## Required task
Starting from the top of the material, restate each line exactly until the line that contains "plt.rcParams['font.family'] = ['Liberation", which is also copied. Pictures are excluded.

## Dataset rows
»»
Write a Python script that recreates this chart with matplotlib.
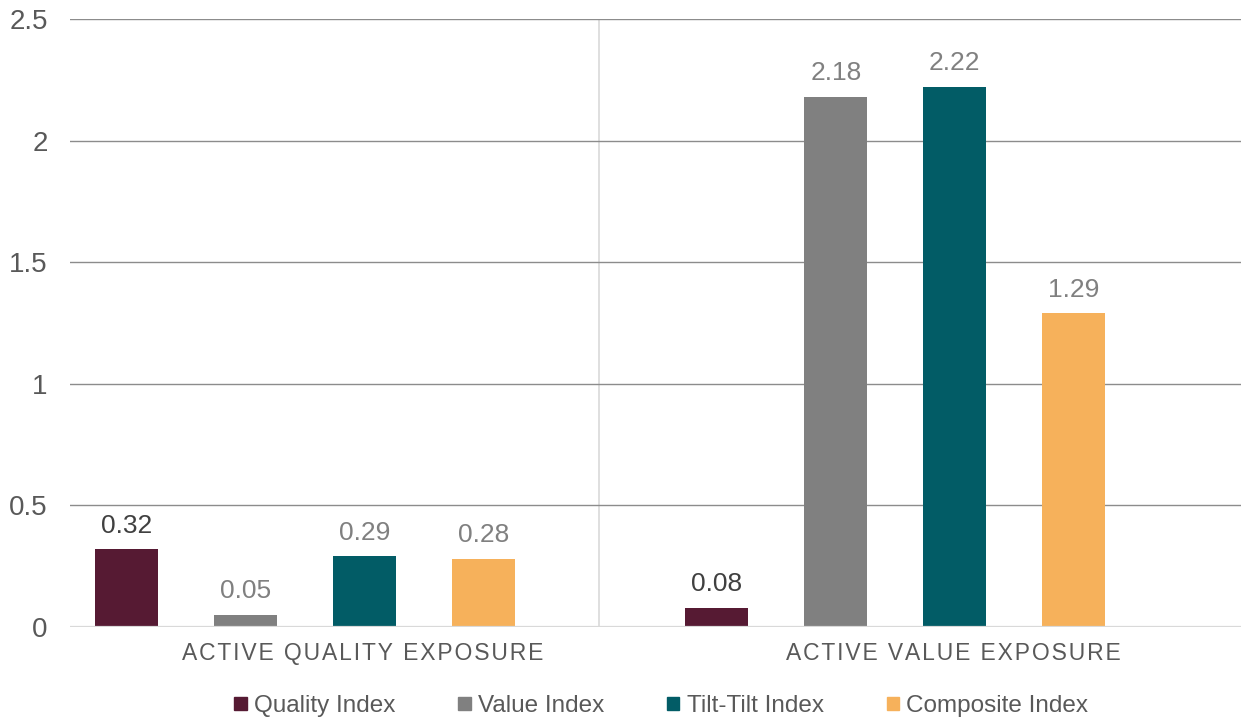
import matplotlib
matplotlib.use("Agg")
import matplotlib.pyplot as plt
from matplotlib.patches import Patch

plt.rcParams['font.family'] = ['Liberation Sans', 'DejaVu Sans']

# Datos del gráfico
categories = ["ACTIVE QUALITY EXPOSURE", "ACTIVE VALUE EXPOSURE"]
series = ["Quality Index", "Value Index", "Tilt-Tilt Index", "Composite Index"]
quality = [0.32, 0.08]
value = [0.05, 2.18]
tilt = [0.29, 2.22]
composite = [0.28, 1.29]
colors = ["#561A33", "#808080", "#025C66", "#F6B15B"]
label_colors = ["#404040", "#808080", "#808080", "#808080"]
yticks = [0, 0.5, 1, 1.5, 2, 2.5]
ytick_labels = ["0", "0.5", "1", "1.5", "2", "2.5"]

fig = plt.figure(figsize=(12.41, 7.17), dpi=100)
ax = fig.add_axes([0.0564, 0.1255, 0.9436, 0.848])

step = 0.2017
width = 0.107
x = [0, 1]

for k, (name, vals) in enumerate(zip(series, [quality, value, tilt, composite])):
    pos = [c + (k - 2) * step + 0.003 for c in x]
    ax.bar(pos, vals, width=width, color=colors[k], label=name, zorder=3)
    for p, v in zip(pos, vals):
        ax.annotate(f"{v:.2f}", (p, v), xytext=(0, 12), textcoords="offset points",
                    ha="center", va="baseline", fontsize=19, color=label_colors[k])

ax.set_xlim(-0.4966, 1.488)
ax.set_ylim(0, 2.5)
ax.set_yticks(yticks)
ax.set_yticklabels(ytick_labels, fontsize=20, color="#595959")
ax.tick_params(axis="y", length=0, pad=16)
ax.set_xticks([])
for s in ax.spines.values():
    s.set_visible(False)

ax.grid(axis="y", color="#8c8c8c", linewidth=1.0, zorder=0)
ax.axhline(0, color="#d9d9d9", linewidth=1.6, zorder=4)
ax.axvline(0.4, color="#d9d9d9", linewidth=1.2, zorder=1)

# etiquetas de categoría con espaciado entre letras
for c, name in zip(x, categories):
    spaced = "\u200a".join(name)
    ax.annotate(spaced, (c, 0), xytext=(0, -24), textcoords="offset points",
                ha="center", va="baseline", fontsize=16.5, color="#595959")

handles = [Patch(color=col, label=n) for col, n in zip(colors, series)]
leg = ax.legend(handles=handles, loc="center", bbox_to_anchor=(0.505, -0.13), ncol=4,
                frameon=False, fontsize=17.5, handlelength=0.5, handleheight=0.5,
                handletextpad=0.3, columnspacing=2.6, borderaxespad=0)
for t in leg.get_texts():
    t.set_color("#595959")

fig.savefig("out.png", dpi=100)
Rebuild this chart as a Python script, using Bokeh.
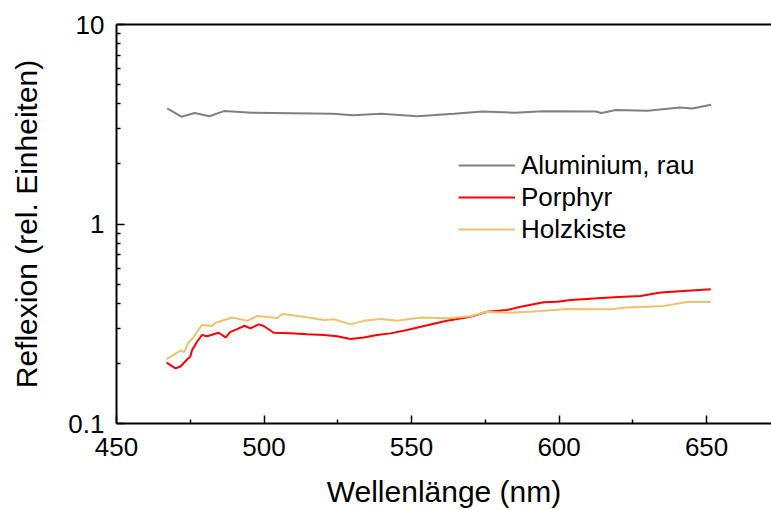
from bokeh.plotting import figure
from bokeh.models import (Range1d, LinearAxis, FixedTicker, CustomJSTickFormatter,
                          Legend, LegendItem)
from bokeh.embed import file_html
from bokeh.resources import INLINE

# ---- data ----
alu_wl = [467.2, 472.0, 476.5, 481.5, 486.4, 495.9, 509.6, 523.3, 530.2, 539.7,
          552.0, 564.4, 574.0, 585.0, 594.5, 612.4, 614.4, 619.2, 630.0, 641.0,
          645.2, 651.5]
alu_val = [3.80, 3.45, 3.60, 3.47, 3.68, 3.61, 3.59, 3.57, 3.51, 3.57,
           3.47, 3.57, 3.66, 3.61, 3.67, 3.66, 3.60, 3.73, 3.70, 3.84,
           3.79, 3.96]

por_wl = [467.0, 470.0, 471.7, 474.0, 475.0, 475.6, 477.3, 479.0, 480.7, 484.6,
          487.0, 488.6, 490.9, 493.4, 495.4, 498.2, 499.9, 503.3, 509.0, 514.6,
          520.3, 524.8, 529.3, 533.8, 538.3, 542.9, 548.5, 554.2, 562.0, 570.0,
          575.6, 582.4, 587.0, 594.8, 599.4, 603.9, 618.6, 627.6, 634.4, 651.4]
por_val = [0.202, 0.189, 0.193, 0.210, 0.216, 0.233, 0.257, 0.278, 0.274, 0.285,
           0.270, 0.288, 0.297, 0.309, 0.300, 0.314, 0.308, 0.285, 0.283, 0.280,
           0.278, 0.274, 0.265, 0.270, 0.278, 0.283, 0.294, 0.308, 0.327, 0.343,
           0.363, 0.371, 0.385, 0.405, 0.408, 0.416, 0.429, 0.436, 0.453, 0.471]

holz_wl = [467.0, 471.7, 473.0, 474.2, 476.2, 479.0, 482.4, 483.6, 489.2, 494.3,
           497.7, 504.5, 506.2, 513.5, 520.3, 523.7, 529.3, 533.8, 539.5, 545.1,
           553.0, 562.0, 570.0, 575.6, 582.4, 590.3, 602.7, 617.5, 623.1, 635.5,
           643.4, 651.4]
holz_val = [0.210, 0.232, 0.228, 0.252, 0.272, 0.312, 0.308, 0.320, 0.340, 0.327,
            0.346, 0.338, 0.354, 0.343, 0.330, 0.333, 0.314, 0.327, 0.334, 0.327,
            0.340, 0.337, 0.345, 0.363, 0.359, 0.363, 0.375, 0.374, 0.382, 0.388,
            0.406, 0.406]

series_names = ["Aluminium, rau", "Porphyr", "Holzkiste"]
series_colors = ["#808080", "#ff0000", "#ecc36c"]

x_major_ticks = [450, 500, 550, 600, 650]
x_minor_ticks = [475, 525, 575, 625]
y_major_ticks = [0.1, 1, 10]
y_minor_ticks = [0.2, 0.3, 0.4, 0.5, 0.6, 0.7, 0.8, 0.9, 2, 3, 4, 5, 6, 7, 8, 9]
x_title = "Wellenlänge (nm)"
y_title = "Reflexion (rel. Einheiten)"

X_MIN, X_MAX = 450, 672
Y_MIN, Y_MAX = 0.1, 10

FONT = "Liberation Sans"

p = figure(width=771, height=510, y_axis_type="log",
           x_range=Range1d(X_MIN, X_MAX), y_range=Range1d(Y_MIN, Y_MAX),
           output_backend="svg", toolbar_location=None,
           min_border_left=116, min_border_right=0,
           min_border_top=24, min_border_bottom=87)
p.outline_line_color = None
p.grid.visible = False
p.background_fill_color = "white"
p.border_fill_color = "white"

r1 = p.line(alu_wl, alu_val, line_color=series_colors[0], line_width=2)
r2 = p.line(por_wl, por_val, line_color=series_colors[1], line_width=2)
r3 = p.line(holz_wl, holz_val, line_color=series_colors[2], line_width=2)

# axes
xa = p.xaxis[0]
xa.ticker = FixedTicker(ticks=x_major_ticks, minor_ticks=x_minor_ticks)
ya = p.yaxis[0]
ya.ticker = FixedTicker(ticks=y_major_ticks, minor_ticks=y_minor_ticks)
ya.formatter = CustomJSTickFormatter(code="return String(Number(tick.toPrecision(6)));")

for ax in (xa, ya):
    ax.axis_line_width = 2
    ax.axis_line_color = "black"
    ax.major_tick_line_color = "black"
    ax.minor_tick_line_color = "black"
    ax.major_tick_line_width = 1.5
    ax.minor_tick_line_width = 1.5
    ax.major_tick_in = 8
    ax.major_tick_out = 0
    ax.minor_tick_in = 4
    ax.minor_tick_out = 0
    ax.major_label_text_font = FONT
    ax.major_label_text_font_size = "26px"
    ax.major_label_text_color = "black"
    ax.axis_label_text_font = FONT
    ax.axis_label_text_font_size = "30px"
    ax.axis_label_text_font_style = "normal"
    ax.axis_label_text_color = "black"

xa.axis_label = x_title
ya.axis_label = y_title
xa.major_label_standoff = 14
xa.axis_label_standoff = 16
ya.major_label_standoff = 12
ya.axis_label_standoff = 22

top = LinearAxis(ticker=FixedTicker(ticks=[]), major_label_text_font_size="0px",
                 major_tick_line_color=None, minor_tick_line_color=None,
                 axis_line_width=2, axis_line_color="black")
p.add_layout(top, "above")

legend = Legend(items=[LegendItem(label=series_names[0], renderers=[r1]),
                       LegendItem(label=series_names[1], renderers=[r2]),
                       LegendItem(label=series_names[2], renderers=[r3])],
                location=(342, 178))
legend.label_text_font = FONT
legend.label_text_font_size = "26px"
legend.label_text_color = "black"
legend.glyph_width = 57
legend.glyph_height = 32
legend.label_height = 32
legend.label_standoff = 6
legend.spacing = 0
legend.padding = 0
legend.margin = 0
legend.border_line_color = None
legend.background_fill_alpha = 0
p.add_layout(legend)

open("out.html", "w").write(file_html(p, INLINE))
««
## Expected answer
Write a Python script that recreates this chart with matplotlib.
import matplotlib
matplotlib.use("Agg")
import matplotlib.pyplot as plt
from matplotlib.patches import Patch

plt.rcParams['font.family'] = ['Liberation Sans', 'DejaVu Sans']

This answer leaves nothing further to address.